A sample day that actually works
I have a favorite pattern for first-timers who want an unhurried day without Oxford. Depart central London at 7:15 a.m., quick coffee stop on the M40, then into Burford by 9:30 before the line of coaches. A wander down the high street, peek into the church if open, then a short drive to the Slaughters. Park near Lower Slaughter, walk the path to Upper Slaughter and back, with time to sit by the stream. An early lunch in Stow-on-the-Wold at 11:45, beating the rush, then a lazy hour for shops or the yew-framed door at St Edward’s Church. Mid-afternoon in Bourton-on-the-Water for a final stroll when the early crowd thins slightly, then back to London by 6:30 to 7 p.m., traffic permitting. That is four stops, each with enough time to breathe. It leaves everyone content rather than wrung out.

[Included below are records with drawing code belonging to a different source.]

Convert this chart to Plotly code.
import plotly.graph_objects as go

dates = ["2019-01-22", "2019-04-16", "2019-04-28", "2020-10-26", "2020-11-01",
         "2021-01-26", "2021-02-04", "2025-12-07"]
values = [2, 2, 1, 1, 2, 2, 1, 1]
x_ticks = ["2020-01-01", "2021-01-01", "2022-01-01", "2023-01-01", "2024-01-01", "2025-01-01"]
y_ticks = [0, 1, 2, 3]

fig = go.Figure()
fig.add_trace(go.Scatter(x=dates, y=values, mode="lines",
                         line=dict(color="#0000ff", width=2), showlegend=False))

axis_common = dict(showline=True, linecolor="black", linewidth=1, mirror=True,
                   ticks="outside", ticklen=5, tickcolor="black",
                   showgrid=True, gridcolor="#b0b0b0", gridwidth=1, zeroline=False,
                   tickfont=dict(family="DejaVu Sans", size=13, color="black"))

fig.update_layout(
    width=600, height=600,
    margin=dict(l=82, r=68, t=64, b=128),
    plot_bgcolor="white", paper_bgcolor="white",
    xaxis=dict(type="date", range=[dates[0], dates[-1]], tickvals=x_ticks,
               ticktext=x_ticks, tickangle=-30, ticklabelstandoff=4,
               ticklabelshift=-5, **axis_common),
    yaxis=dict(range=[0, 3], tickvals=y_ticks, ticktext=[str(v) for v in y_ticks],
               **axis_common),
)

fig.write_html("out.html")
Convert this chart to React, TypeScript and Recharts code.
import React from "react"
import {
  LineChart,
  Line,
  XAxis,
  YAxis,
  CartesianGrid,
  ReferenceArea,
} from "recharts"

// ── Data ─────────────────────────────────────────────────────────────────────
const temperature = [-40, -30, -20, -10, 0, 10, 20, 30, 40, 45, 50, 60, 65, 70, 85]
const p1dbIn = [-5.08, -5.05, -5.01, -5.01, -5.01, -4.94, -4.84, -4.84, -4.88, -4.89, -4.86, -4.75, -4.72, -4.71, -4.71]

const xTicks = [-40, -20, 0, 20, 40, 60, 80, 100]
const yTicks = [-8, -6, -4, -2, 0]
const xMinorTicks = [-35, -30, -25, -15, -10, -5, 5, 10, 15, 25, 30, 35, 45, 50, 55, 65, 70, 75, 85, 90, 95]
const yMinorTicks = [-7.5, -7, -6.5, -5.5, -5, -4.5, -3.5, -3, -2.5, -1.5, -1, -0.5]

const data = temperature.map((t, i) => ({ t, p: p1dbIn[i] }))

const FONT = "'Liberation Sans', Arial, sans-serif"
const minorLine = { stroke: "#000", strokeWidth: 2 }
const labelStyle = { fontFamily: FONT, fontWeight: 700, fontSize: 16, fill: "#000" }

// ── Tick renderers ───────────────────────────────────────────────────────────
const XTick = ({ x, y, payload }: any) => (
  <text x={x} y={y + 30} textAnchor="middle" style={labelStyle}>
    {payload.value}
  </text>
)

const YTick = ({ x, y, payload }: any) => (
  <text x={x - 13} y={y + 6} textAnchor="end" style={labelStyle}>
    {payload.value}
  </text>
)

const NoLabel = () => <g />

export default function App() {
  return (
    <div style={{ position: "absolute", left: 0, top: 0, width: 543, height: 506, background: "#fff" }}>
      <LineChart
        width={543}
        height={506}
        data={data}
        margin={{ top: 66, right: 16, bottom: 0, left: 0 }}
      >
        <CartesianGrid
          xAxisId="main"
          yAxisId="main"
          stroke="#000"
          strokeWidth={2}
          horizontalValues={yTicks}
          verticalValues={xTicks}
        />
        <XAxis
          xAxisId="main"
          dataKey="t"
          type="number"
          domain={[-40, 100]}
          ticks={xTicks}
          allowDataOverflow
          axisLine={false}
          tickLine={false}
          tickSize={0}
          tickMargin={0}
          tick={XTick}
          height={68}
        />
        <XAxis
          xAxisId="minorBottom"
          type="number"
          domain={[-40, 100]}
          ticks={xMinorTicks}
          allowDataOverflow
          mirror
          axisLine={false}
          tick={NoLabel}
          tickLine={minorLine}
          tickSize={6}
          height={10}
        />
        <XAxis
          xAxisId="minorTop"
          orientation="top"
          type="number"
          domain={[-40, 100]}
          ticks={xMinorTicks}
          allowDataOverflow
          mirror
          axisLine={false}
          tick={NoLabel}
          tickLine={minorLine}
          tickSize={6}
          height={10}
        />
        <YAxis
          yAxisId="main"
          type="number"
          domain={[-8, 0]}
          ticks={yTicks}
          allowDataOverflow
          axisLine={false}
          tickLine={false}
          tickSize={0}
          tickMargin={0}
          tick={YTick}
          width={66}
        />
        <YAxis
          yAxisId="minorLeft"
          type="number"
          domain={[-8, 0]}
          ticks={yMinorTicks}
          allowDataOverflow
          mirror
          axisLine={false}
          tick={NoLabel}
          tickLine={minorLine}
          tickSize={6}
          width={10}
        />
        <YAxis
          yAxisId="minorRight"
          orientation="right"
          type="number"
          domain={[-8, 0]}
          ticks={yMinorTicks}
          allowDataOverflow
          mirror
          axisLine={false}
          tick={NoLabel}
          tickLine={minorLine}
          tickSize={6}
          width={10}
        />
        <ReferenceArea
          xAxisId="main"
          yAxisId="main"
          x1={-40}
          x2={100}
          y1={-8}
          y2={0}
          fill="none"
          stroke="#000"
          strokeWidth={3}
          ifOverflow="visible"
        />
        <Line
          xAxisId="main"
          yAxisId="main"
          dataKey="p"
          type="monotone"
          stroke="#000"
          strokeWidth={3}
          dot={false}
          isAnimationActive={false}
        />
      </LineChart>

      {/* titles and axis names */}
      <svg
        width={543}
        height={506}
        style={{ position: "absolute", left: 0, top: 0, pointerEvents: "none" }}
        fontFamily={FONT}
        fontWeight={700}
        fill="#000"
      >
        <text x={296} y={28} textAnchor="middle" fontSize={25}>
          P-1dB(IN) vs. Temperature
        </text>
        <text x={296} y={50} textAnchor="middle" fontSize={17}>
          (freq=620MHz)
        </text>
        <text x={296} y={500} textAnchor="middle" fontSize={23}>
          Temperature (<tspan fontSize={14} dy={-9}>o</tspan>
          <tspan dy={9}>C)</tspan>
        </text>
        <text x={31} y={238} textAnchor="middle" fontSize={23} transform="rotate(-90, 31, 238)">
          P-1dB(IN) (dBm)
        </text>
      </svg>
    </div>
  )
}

When a private tour makes sense
If you have mobility needs, a strong interest like gardens or antiques, or a multigenerational group with different speeds, a private day can be worth every pound. You can start early, skip popular hotspots at peak times, and include places most group tours never touch, such as the Rollright Stones on the northern edge or lunch at a destination pub tucked deep in farm country. Photographers benefit from the ability to wait out a cloud or return to a spot when the light shifts. Families with young children can build in playground time or a farm visit. The Cotswolds rewards this kind of personalization.

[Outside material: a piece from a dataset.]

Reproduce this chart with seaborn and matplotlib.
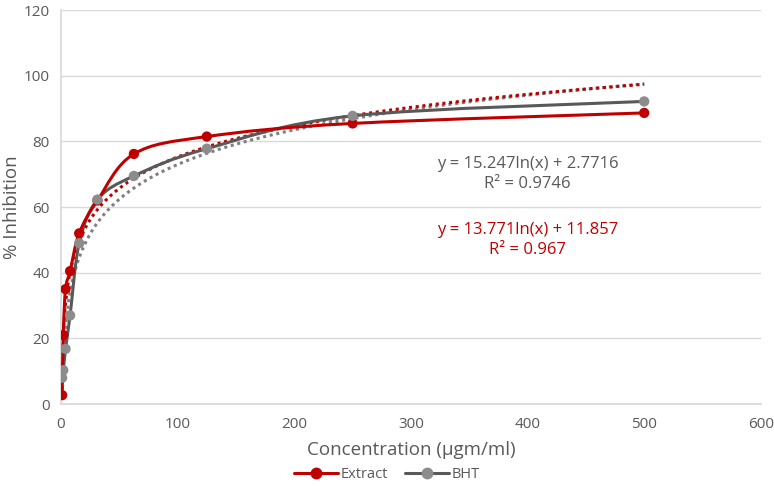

Two quick checklists to choose well
- Group size and vehicle: clarify the maximum headcount and the type of vehicle used. Timings: look for an early start and honest village dwell times, not a parade of quick stops. Route logic: fewer villages with smarter clustering beats a far-flung, rushed loop. Guide quality: prioritize operators with consistent praise for pacing and flexibility. Inclusions and comfort: confirm lunch plans, admissions, legroom, and restroom breaks. Your priorities: decide whether you want depth in two or three villages or a broad overview. Season strategy: choose off-peak days when possible and pack for changeable weather. Accessibility: match villages and parking approaches to mobility needs. Price vs value: weigh comfort and time on the ground against the fare, not just the headline cost. Backup plan: favor tours that adjust for traffic, events, or weather without fuss.
Signs of marketing fluff
Watch for vague wording like “visit lots of picturesque villages” without listing them. “Time to explore” can mean 15 minutes. “Luxury” may refer to a leather-seated van but says nothing about pacing. “Oxford and Cotswolds in depth” in a single day rarely holds up. Honest operators publish a sample schedule with likely dwell times and state clearly when variations occur.

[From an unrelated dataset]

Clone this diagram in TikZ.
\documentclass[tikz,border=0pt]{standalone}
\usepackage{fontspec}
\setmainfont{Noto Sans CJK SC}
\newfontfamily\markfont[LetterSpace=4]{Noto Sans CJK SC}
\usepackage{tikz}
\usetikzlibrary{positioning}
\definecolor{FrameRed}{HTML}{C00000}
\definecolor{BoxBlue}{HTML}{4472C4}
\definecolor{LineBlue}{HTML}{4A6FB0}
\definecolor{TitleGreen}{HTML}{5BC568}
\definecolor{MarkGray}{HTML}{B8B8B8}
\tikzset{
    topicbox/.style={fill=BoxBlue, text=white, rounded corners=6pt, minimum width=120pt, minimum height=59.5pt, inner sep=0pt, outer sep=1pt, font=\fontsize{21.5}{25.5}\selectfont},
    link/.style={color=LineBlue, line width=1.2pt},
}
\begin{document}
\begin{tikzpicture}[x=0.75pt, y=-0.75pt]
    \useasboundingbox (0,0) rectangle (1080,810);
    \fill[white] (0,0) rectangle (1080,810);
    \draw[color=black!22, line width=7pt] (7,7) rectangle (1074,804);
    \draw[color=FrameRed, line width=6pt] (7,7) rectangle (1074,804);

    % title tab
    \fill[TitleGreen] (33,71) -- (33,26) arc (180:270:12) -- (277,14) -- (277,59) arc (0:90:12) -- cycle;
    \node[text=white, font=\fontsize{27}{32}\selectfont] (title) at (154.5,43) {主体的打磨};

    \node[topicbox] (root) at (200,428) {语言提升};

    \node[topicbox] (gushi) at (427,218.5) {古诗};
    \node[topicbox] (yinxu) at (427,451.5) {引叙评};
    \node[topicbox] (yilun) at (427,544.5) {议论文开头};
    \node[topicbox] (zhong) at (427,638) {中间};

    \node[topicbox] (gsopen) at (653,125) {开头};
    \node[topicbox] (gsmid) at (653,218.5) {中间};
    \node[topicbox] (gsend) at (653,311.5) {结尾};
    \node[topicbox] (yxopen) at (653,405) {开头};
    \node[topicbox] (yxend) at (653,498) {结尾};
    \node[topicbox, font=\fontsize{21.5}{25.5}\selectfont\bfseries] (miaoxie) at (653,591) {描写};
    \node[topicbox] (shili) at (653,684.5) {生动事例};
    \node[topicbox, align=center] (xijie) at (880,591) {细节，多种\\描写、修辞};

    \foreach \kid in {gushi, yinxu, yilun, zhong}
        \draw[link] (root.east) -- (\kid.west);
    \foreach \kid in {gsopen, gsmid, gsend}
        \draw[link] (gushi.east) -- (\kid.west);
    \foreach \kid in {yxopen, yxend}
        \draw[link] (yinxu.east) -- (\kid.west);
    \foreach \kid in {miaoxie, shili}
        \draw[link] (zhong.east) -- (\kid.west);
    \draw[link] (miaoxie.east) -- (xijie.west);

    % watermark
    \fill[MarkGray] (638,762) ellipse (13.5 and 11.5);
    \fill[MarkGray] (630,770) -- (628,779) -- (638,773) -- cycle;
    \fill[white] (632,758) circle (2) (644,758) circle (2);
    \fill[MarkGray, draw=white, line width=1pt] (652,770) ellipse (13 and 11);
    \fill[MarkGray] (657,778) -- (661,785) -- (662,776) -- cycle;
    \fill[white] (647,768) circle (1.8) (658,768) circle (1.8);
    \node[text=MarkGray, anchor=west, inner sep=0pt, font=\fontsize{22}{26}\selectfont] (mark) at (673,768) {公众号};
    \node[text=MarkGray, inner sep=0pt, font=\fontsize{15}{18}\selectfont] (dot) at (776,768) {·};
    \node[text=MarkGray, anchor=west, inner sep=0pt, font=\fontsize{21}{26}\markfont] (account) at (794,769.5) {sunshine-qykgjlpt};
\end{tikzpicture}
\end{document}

Final judgments worth trusting
When you read reviews, skip the star counts and scan for specifics: Did the tour leave on time? How many actual stops occurred and for how long? Did the guide change the order to avoid crowds? Were there unexpected sales pitches or detours to souvenir outlets? Did anyone feel rushed during lunch? A pattern of small, practical positives means more than one ecstatic paragraph about beautiful villages, which are a given.
London to Cotswolds tour packages are abundant because the area delivers on its promise, even on a gray day. Choose small if you can. Favor routes that breathe. Value guides who steer clear of the obvious bottlenecks. Whether you opt for a modest small group, a luxury setup, or a Cotswolds private tour from London, the right structure turns a simple escape into a day that lodges in memory. If the marketing copy makes you feel hurried just reading it, keep looking. The Cotswolds move at a human pace. Your tour should, too.